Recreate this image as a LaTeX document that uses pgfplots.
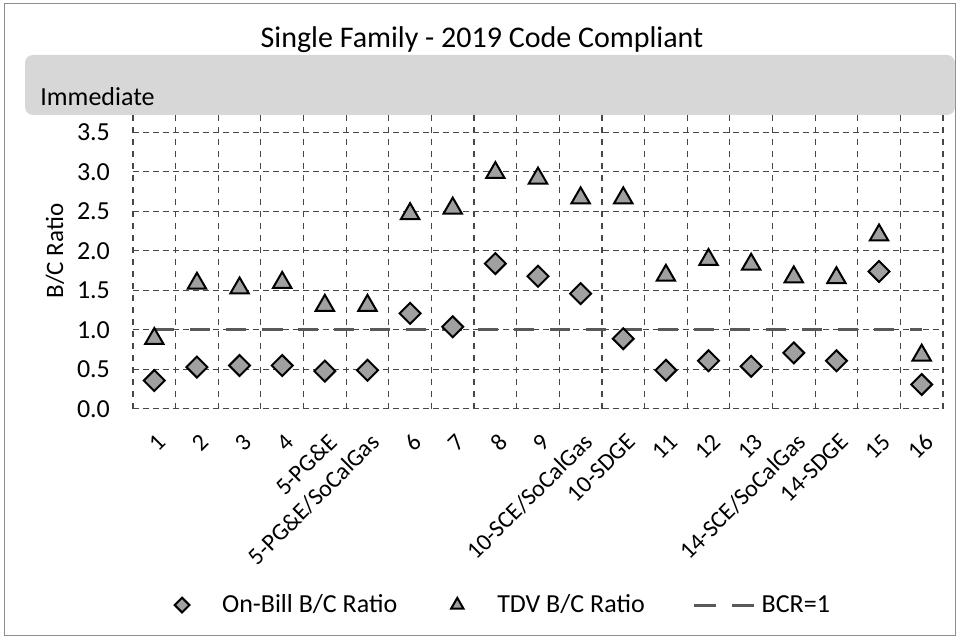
\documentclass[border=0pt]{standalone}
\usepackage{fontspec}
\setmainfont{Carlito}
\usepackage{pgfplots}
\pgfplotsset{compat=1.18}
\definecolor{gridc}{RGB}{70,70,70}
\definecolor{markfill}{RGB}{160,160,160}
\definecolor{bandfill}{RGB}{215,215,215}
\pgfplotsset{
 diamondleg/.style={legend image code/.code={\path[draw=none] (0pt,0pt) -- (24pt,0pt);
   \draw[##1, only marks, mark size=2.6pt] plot coordinates {(6pt,0pt)};}},
 triangleleg/.style={legend image code/.code={\path[draw=none] (0pt,0pt) -- (24pt,0pt);
   \draw[##1, only marks, mark size=3.6pt] plot coordinates {(6pt,0pt)};}},
 bcrleg/.style={legend image code/.code={\draw[##1, dash pattern=on 11pt off 8pt] (0pt,0pt) -- (31pt,0pt);}},
}
\begin{document}
\begin{tikzpicture}[x=0.5pt,y=0.5pt]
% frame, title, band (positions in px of a 959x640 picture, y from bottom)
\draw[black!45, line width=0.5pt] (4,4) rectangle (955,636);
\node[font=\fontsize{15}{17}\selectfont] at (482,600) {Single Family - 2019 Code Compliant};
\fill[bandfill, rounded corners=4pt] (25,585) rectangle (955,525);
\node[anchor=west, font=\fontsize{13}{15}\selectfont, inner sep=0pt] at (40,543) {Immediate};
\begin{axis}[
 at={(66.5pt,115.5pt)}, anchor=south west,
 scale only axis, width=405pt, height=147pt,
 xmin=0.5, xmax=19.5, ymin=0, ymax=3.72,
 axis line style={draw=none},
 major tick length=0pt, minor tick length=0pt,
 xtick={1,...,19},
 xticklabels={1,2,3,4,5-PG\&E,5-PG\&E/SoCalGas,6,7,8,9,10-SCE/SoCalGas,10-SDGE,11,12,13,14-SCE/SoCalGas,14-SDGE,15,16},
 minor xtick={0.5,1.5,...,19.5},
 ytick={0,0.5,...,3.5},
 xminorgrids=true, ymajorgrids=true,
 grid style={gridc, densely dashed, line width=0.5pt},
 minor grid style={gridc, dashed, line width=0.6pt},
 yticklabel style={/pgf/number format/fixed, /pgf/number format/fixed zerofill,
   /pgf/number format/precision=1, /pgf/number format/assume math mode=true,
   font=\fontsize{13}{15}\selectfont, xshift=-8pt},
 xticklabel style={font=\fontsize{12}{14}\selectfont, rotate=45, anchor=east, yshift=-13pt, xshift=-4pt},
 ylabel={B/C Ratio},
 ylabel style={font=\fontsize{12.5}{14}\selectfont, at={(axis description cs:-0.0963,0.537)}, anchor=center},
 legend columns=3,
 legend style={draw=none, fill=none, at={(0.4556,-0.667)}, anchor=center,
   font=\fontsize{13}{15}\selectfont, /tikz/every even column/.append style={column sep=22pt}},
 clip=false,
]
\addplot[only marks, mark=square*, mark size=3.7pt,
 mark options={rotate=45, fill=markfill, draw=black, line width=1pt}, diamondleg] coordinates {
 (1,0.36) (2,0.53) (3,0.55) (4,0.55) (5,0.48) (6,0.49) (7,1.21) (8,1.04) (9,1.84) (10,1.68)
 (11,1.46) (12,0.89) (13,0.49) (14,0.61) (15,0.54) (16,0.71) (17,0.61) (18,1.74) (19,0.31)
}; \addlegendentry{On-Bill B/C Ratio}
\addplot[only marks, mark=triangle*, mark size=5.3pt,
 mark options={fill=markfill, draw=black, line width=1pt}, triangleleg] coordinates {
 (1,0.89) (2,1.59) (3,1.53) (4,1.60) (5,1.31) (6,1.31) (7,2.47) (8,2.54) (9,2.99) (10,2.92)
 (11,2.67) (12,2.67) (13,1.69) (14,1.89) (15,1.83) (16,1.67) (17,1.66) (18,2.20) (19,0.68)
}; \addlegendentry{TDV B/C Ratio}
\addplot[black!65, line width=1.5pt, dash pattern=on 10pt off 8pt, bcrleg] coordinates {
 (1,1) (2,1) (3,1) (4,1) (5,1) (6,1) (7,1) (8,1) (9,1) (10,1)
 (11,1) (12,1) (13,1) (14,1) (15,1) (16,1) (17,1) (18,1) (19,1)
}; \addlegendentry{BCR=1}
\end{axis}
\pgfresetboundingbox
\path (0,0) rectangle (959,640);
\end{tikzpicture}
\end{document}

· · · ·

### Requirements
Go through the listing above and quote it exactly, apart from its images.

### The reply
Recreate this image as a LaTeX document that uses pgfplots.
\documentclass[border=0pt]{standalone}
\usepackage{fontspec}
\setmainfont{Carlito}
\usepackage{pgfplots}
\pgfplotsset{compat=1.18}
\definecolor{gridc}{RGB}{70,70,70}
\definecolor{markfill}{RGB}{160,160,160}
\definecolor{bandfill}{RGB}{215,215,215}
\pgfplotsset{
 diamondleg/.style={legend image code/.code={\path[draw=none] (0pt,0pt) -- (24pt,0pt);
   \draw[##1, only marks, mark size=2.6pt] plot coordinates {(6pt,0pt)};}},
 triangleleg/.style={legend image code/.code={\path[draw=none] (0pt,0pt) -- (24pt,0pt);
   \draw[##1, only marks, mark size=3.6pt] plot coordinates {(6pt,0pt)};}},
 bcrleg/.style={legend image code/.code={\draw[##1, dash pattern=on 11pt off 8pt] (0pt,0pt) -- (31pt,0pt);}},
}
\begin{document}
\begin{tikzpicture}[x=0.5pt,y=0.5pt]
% frame, title, band (positions in px of a 959x640 picture, y from bottom)
\draw[black!45, line width=0.5pt] (4,4) rectangle (955,636);
\node[font=\fontsize{15}{17}\selectfont] at (482,600) {Single Family - 2019 Code Compliant};
\fill[bandfill, rounded corners=4pt] (25,585) rectangle (955,525);
\node[anchor=west, font=\fontsize{13}{15}\selectfont, inner sep=0pt] at (40,543) {Immediate};
\begin{axis}[
 at={(66.5pt,115.5pt)}, anchor=south west,
 scale only axis, width=405pt, height=147pt,
 xmin=0.5, xmax=19.5, ymin=0, ymax=3.72,
 axis line style={draw=none},
 major tick length=0pt, minor tick length=0pt,
 xtick={1,...,19},
 xticklabels={1,2,3,4,5-PG\&E,5-PG\&E/SoCalGas,6,7,8,9,10-SCE/SoCalGas,10-SDGE,11,12,13,14-SCE/SoCalGas,14-SDGE,15,16},
 minor xtick={0.5,1.5,...,19.5},
 ytick={0,0.5,...,3.5},
 xminorgrids=true, ymajorgrids=true,
 grid style={gridc, densely dashed, line width=0.5pt},
 minor grid style={gridc, dashed, line width=0.6pt},
 yticklabel style={/pgf/number format/fixed, /pgf/number format/fixed zerofill,
   /pgf/number format/precision=1, /pgf/number format/assume math mode=true,
   font=\fontsize{13}{15}\selectfont, xshift=-8pt},
 xticklabel style={font=\fontsize{12}{14}\selectfont, rotate=45, anchor=east, yshift=-13pt, xshift=-4pt},
 ylabel={B/C Ratio},
 ylabel style={font=\fontsize{12.5}{14}\selectfont, at={(axis description cs:-0.0963,0.537)}, anchor=center},
 legend columns=3,
 legend style={draw=none, fill=none, at={(0.4556,-0.667)}, anchor=center,
   font=\fontsize{13}{15}\selectfont, /tikz/every even column/.append style={column sep=22pt}},
 clip=false,
]
\addplot[only marks, mark=square*, mark size=3.7pt,
 mark options={rotate=45, fill=markfill, draw=black, line width=1pt}, diamondleg] coordinates {
 (1,0.36) (2,0.53) (3,0.55) (4,0.55) (5,0.48) (6,0.49) (7,1.21) (8,1.04) (9,1.84) (10,1.68)
 (11,1.46) (12,0.89) (13,0.49) (14,0.61) (15,0.54) (16,0.71) (17,0.61) (18,1.74) (19,0.31)
}; \addlegendentry{On-Bill B/C Ratio}
\addplot[only marks, mark=triangle*, mark size=5.3pt,
 mark options={fill=markfill, draw=black, line width=1pt}, triangleleg] coordinates {
 (1,0.89) (2,1.59) (3,1.53) (4,1.60) (5,1.31) (6,1.31) (7,2.47) (8,2.54) (9,2.99) (10,2.92)
 (11,2.67) (12,2.67) (13,1.69) (14,1.89) (15,1.83) (16,1.67) (17,1.66) (18,2.20) (19,0.68)
}; \addlegendentry{TDV B/C Ratio}
\addplot[black!65, line width=1.5pt, dash pattern=on 10pt off 8pt, bcrleg] coordinates {
 (1,1) (2,1) (3,1) (4,1) (5,1) (6,1) (7,1) (8,1) (9,1) (10,1)
 (11,1) (12,1) (13,1) (14,1) (15,1) (16,1) (17,1) (18,1) (19,1)
}; \addlegendentry{BCR=1}
\end{axis}
\pgfresetboundingbox
\path (0,0) rectangle (959,640);
\end{tikzpicture}
\end{document}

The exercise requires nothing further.